Marcus Boyd started Imperial Beach Copwatch with the intention of watching cops do their jobs. The purpose was to minimize aggressive behavior and thereby keep Imperial Beach’s streets safer. Since then he’s uploaded multiple videos, garnered media attention and is finalizing a tracking app for cop watchers everywhere.

He has also gathered support from the IB city council and city manager and is in a position to change the way IB polices their citizens.

Boyd has been a longtime IB resident and business owner. For decades he has immersed himself in local politics, volunteered at his child’s school, served on task forces and ran ballot measures. All to improve his community.

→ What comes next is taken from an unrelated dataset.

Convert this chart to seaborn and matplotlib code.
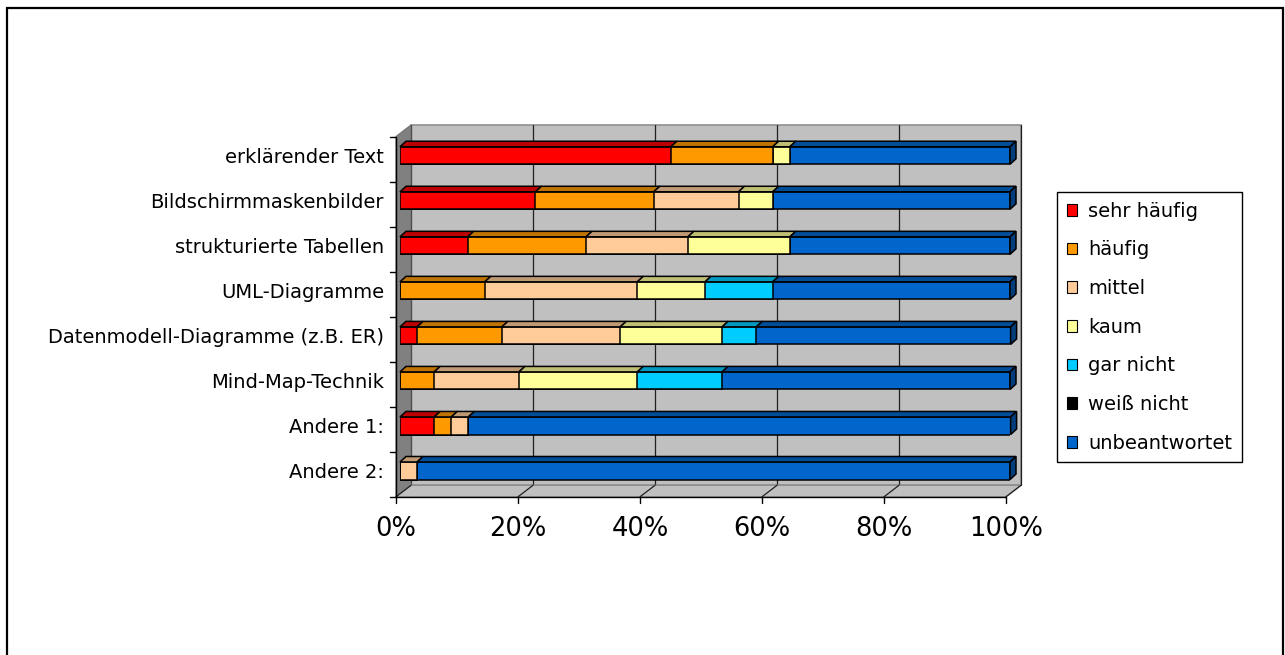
import numpy as np
import matplotlib
matplotlib.use("Agg")
import matplotlib.pyplot as plt
import seaborn as sns
from matplotlib.patches import Polygon, Rectangle, Patch
from matplotlib.colors import to_rgb
from matplotlib.transforms import ScaledTranslation

# ---- data (share of answers in %) ----
categories = [
    "erklärender Text",
    "Bildschirmmaskenbilder",
    "strukturierte Tabellen",
    "UML-Diagramme",
    "Datenmodell-Diagramme (z.B. ER)",
    "Mind-Map-Technik",
    "Andere 1:",
    "Andere 2:",
]
series_names = ["sehr häufig", "häufig", "mittel", "kaum", "gar nicht", "weiß nicht", "unbeantwortet"]

sehr_haeufig = [44.4, 22.2, 11.1, 0.0, 2.8, 0.0, 5.6, 0.0]
haeufig = [16.7, 19.4, 19.4, 13.9, 13.9, 5.6, 2.8, 0.0]
mittel = [0.0, 13.9, 16.7, 25.0, 19.4, 13.9, 2.8, 2.8]
kaum = [2.8, 5.6, 16.7, 11.1, 16.7, 19.4, 0.0, 0.0]
gar_nicht = [0.0, 0.0, 0.0, 11.1, 5.6, 13.9, 0.0, 0.0]
weiss_nicht = [0.0, 0.0, 0.0, 0.0, 0.0, 0.0, 0.0, 0.0]
unbeantwortet = [36.1, 38.9, 36.1, 38.9, 41.7, 47.2, 88.9, 97.2]

x_ticks = [0, 20, 40, 60, 80, 100]
x_tick_labels = ["0%", "20%", "40%", "60%", "80%", "100%"]

series_colors = ["#FF0000", "#FF9900", "#FFCC99", "#FFFF99", "#00CCFF", "#000000", "#0066CC"]

# ---- style ----
sns.set_theme(style="white")
plt.rcParams["font.family"] = ["DejaVu Sans"]
plt.rcParams["text.color"] = "black"
plt.rcParams["xtick.color"] = "black"
plt.rcParams["ytick.color"] = "black"
plt.rcParams["axes.labelcolor"] = "black"

W, H, DPI = 1285, 655, 100
fig = plt.figure(figsize=(W / DPI, H / DPI), dpi=DPI, facecolor="white")

# front face of the bars (pixel frame of the plot)
left_px, right_px, top_px, bottom_px = 400, 1010, 133, 493.3
ax = fig.add_axes([left_px / W, 1 - bottom_px / H,
                   (right_px - left_px) / W, (bottom_px - top_px) / H])
ax.set_facecolor("none")

n = len(categories)
ux = 100.0 / (right_px - left_px)      # data units per pixel (x)
uy = n / (bottom_px - top_px)          # data units per pixel (y, downwards)


def shift(x, y, dx, dy):
    """Move a data point by dx pixels to the right and dy pixels up."""
    return (x + dx * ux, y - dy * uy)


def shade(c, f):
    r, g, b = to_rgb(c)
    return (r * f, g * f, b * f)


FRONT = (-4, -3.5)   # axis plane relative to the bar faces
BACK = (11, 8)       # back wall relative to the bar faces
y_top, y_bot = -0.5, n - 0.5
edge_lw = 1.1

# ---- 3D box: back wall, side wall, floor ----
back_wall = [shift(0, y_top, *BACK), shift(100, y_top, *BACK),
             shift(100, y_bot, *BACK), shift(0, y_bot, *BACK)]
ax.add_patch(Polygon(back_wall, closed=True, facecolor="#C0C0C0", edgecolor="#909090",
                     lw=1.2, clip_on=False, zorder=0.5))
for xv in x_ticks:
    p0, p1 = shift(xv, y_top, *BACK), shift(xv, y_bot, *BACK)
    ax.plot([p0[0], p1[0]], [p0[1], p1[1]], color="#202020", lw=0.9,
            clip_on=False, zorder=0.6)

side_wall = [shift(0, y_top, *FRONT), shift(0, y_top, *BACK),
             shift(0, y_bot, *BACK), shift(0, y_bot, *FRONT)]
ax.add_patch(Polygon(side_wall, closed=True, facecolor="#808080", edgecolor="#707070",
                     lw=0.8, clip_on=False, zorder=0.7))

floor = [shift(0, y_bot, *FRONT), shift(100, y_bot, *FRONT),
         shift(100, y_bot, *BACK), shift(0, y_bot, *BACK)]
ax.add_patch(Polygon(floor, closed=True, facecolor="#C0C0C0", edgecolor="#909090",
                     lw=1.0, clip_on=False, zorder=0.7))
for xv in x_ticks:
    p0, p1 = shift(xv, y_bot, *FRONT), shift(xv, y_bot, *BACK)
    ax.plot([p0[0], p1[0]], [p0[1], p1[1]], color="#202020", lw=0.9,
            clip_on=False, zorder=0.8)

# ---- stacked bars (front faces) ----
values = np.array([sehr_haeufig, haeufig, mittel, kaum, gar_nicht, weiss_nicht, unbeantwortet])
cum = values.cumsum(axis=0)
bar_h = 0.39
for k in reversed(range(len(series_names))):
    if not values[k].any():
        continue
    sns.barplot(x=cum[k], y=categories, orient="h", color=series_colors[k], saturation=1,
                width=bar_h, edgecolor="black", linewidth=edge_lw, errorbar=None,
                ax=ax, zorder=3)

# ---- bar tops and end caps ----
dtx, dty = 6, 5.5
for i in range(n):
    top, bottom = i - bar_h / 2, i + bar_h / 2
    prev = 0.0
    last = None
    for k in range(len(series_names)):
        v = values[k][i]
        if v <= 0:
            continue
        l, r = prev, prev + v
        pts = [(l, top), (r, top), shift(r, top, dtx, dty), shift(l, top, dtx, dty)]
        ax.add_patch(Polygon(pts, closed=True, facecolor=shade(series_colors[k], 0.75),
                             edgecolor="black", lw=edge_lw, clip_on=False, zorder=3))
        prev = r
        last = k
    cap = [(prev, top), shift(prev, top, dtx, dty), shift(prev, bottom, dtx, dty), (prev, bottom)]
    ax.add_patch(Polygon(cap, closed=True, facecolor=shade(series_colors[last], 0.6),
                         edgecolor="black", lw=edge_lw, clip_on=False, zorder=3))

# ---- axis lines and tick marks on the front plane ----
a0, a1 = shift(0, y_top, *FRONT), shift(0, y_bot, *FRONT)
ax.plot([a0[0], a1[0]], [a0[1], a1[1]], color="black", lw=1.0, clip_on=False, zorder=4)
b1 = shift(100, y_bot, *FRONT)
ax.plot([a1[0], b1[0]], [a1[1], b1[1]], color="black", lw=1.0, clip_on=False, zorder=4)
for yb in np.arange(y_top, y_bot + 0.01, 1.0):
    p0 = shift(0, yb, *FRONT)
    p1 = shift(0, yb, FRONT[0] - 6, FRONT[1])
    ax.plot([p0[0], p1[0]], [p0[1], p1[1]], color="black", lw=1.0, clip_on=False, zorder=4)
for xv in x_ticks:
    p0 = shift(xv, y_bot, *FRONT)
    p1 = shift(xv, y_bot, FRONT[0], FRONT[1] - 6)
    ax.plot([p0[0], p1[0]], [p0[1], p1[1]], color="black", lw=1.0, clip_on=False, zorder=4)

# ---- axes formatting ----
ax.set_xlim(0, 100)
ax.set_ylim(y_bot, y_top)
ax.set_xlabel("")
ax.set_ylabel("")
for s in ax.spines.values():
    s.set_visible(False)
ax.grid(False)

ax.set_xticks(x_ticks)
ax.set_xticklabels(x_tick_labels, fontsize=18.5, color="black")
ax.tick_params(axis="x", length=0, pad=16.5)
label_off = ScaledTranslation(FRONT[0] / DPI, 0, fig.dpi_scale_trans)
for lab in ax.get_xticklabels():
    lab.set_transform(lab.get_transform() + label_off)

ax.set_yticks(range(n))
ax.set_yticklabels(categories, fontsize=14, color="black")
ax.tick_params(axis="y", length=0, pad=11.5)

# ---- legend ----
handles = [Patch(facecolor=c, edgecolor="black", linewidth=0.8) for c in series_colors]
leg = fig.legend(handles, series_names, loc="upper left",
                 bbox_to_anchor=(1057 / W, 1 - 192 / H), bbox_transform=fig.transFigure,
                 frameon=True, fancybox=False, framealpha=1, edgecolor="black",
                 fontsize=14, handlelength=0.55, handleheight=0.55, handletextpad=0.55,
                 labelspacing=1.01, borderpad=0.5, borderaxespad=0, labelcolor="black")
leg.get_frame().set_linewidth(1.0)

# ---- outer chart frame ----
fig.add_artist(Rectangle((7 / W, -0.05), (1283 - 7) / W, (H - 8) / H + 0.05,
                         transform=fig.transFigure, fill=False, edgecolor="black",
                         lw=1.6, zorder=10))

fig.savefig("out.png", dpi=DPI, facecolor="white")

After being assaulted at a Black Lives Matter rally commemorating the one year anniversary of George Floyd’s murder, Boyd focused on policing. He did not like the cavalier manner in which the sheriffs responded to assaults at the protests, so he brought that to the city’s attention.  He felt IB deserved better and he began to delve into the policing contract the city has with the San Diego County Sheriff’s office.

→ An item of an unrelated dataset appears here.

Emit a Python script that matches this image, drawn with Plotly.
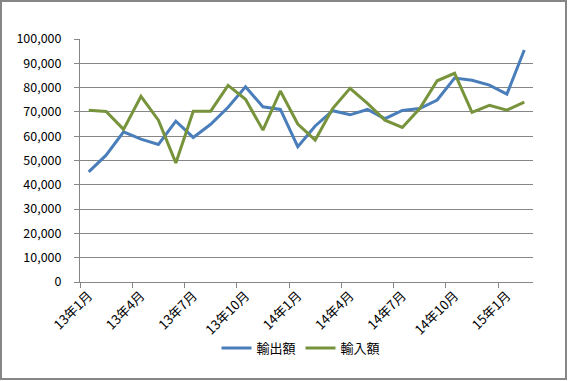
import plotly.graph_objects as go

months = [f"13年{m}月" for m in range(1, 13)] + [f"14年{m}月" for m in range(1, 13)] + ["15年1月", "15年2月"]
exports = [45300, 52200, 61800, 58800, 56600, 66200, 59500, 64900, 71900, 80300, 72100, 71000,
           55700, 64200, 70500, 68800, 71000, 67200, 70600, 71400, 74900, 83900, 83000, 81000, 77300, 95500]
imports = [70700, 70200, 62800, 76400, 66600, 49000, 70300, 70300, 80900, 75200, 62500, 78600,
           65000, 58400, 71400, 79700, 73500, 66600, 63600, 71400, 82800, 85900, 69800, 72700, 70700, 74000]
y_ticks = [0, 10000, 20000, 30000, 40000, 50000, 60000, 70000, 80000, 90000, 100000]

W, H = 568, 381
L, R, T, B = 80, 35, 39, 99
pw, ph = W - L - R, H - T - B

FONT = "Noto Sans CJK JP, Noto Sans, sans-serif"

fig = go.Figure()
fig.add_trace(go.Scatter(x=months, y=exports, name="輸出額", mode="lines",
                         line=dict(color="#4A7EBB", width=3)))
fig.add_trace(go.Scatter(x=months, y=imports, name="輸入額", mode="lines",
                         line=dict(color="#77933C", width=3)))

fig.update_layout(
    width=W, height=H,
    margin=dict(l=L, r=R, t=T, b=B, autoexpand=False),
    paper_bgcolor="white", plot_bgcolor="white",
    font=dict(family=FONT, size=12, color="#000000"),
    showlegend=True,
    legend=dict(orientation="h", x=(301 - L) / pw, xanchor="center",
                y=(H - B - 348) / ph, yanchor="middle",
                font=dict(size=13), bgcolor="rgba(0,0,0,0)"),
    xaxis=dict(type="category", tickson="boundaries", dtick=3, tickangle=-45,
               range=[-0.5, len(months) - 0.5],
               showgrid=False, showline=True, linecolor="#868686", linewidth=1,
               ticks="outside", ticklen=5, tickcolor="#868686",
               tickfont=dict(size=13), fixedrange=True, automargin=False),
    yaxis=dict(range=[0, 100000], tickvals=y_ticks, tickformat=",d",
               showgrid=True, gridcolor="#868686", gridwidth=1,
               showline=True, linecolor="#868686", linewidth=1,
               ticks="outside", ticklen=5, tickcolor="#868686",
               ticklabelstandoff=10,
               tickfont=dict(size=12.5), zeroline=False, fixedrange=True, automargin=False),
    shapes=[dict(type="rect", xref="paper", yref="paper",
                 x0=(1 - L) / pw, x1=(566 - L) / pw,
                 y0=(H - B - 379) / ph, y1=(H - B - 1) / ph,
                 line=dict(color="#868686", width=2), fillcolor="rgba(0,0,0,0)")],
)

fig.write_html("out.html", config={"displayModeBar": False},
               post_script="document.body.style.margin='0';document.body.style.overflow='hidden';")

In the meantime, the easiest target for Boyd was to immediately take issue with the sheriffs displaying the Thin Blue Line symbol on their vehicles and uniforms.  Boyd, a Navy veteran, knew commandeering and altering the American flag was poor form and probably against regulations. He didn’t like the racist gang connotations the emblem suggested and he was instrumental in the city of IB requesting the altered flag image not be displayed by the sheriffs within its limits.

At the same time Boyd was working on the blue line flag problem, the city was forming an ad hoc committee to review the sheriff’s contract in consideration of a 5-year renewal. Boyd noted that for the first time in the history of Imperial Beach’s ad hoc committee practices this was the first one ever conducted by persons of color. Unfortunately, Boyd says also for the first time ever the ad hoc committee recommendations were ignored and never put on the council agenda. The Mayor of IB controls the agenda.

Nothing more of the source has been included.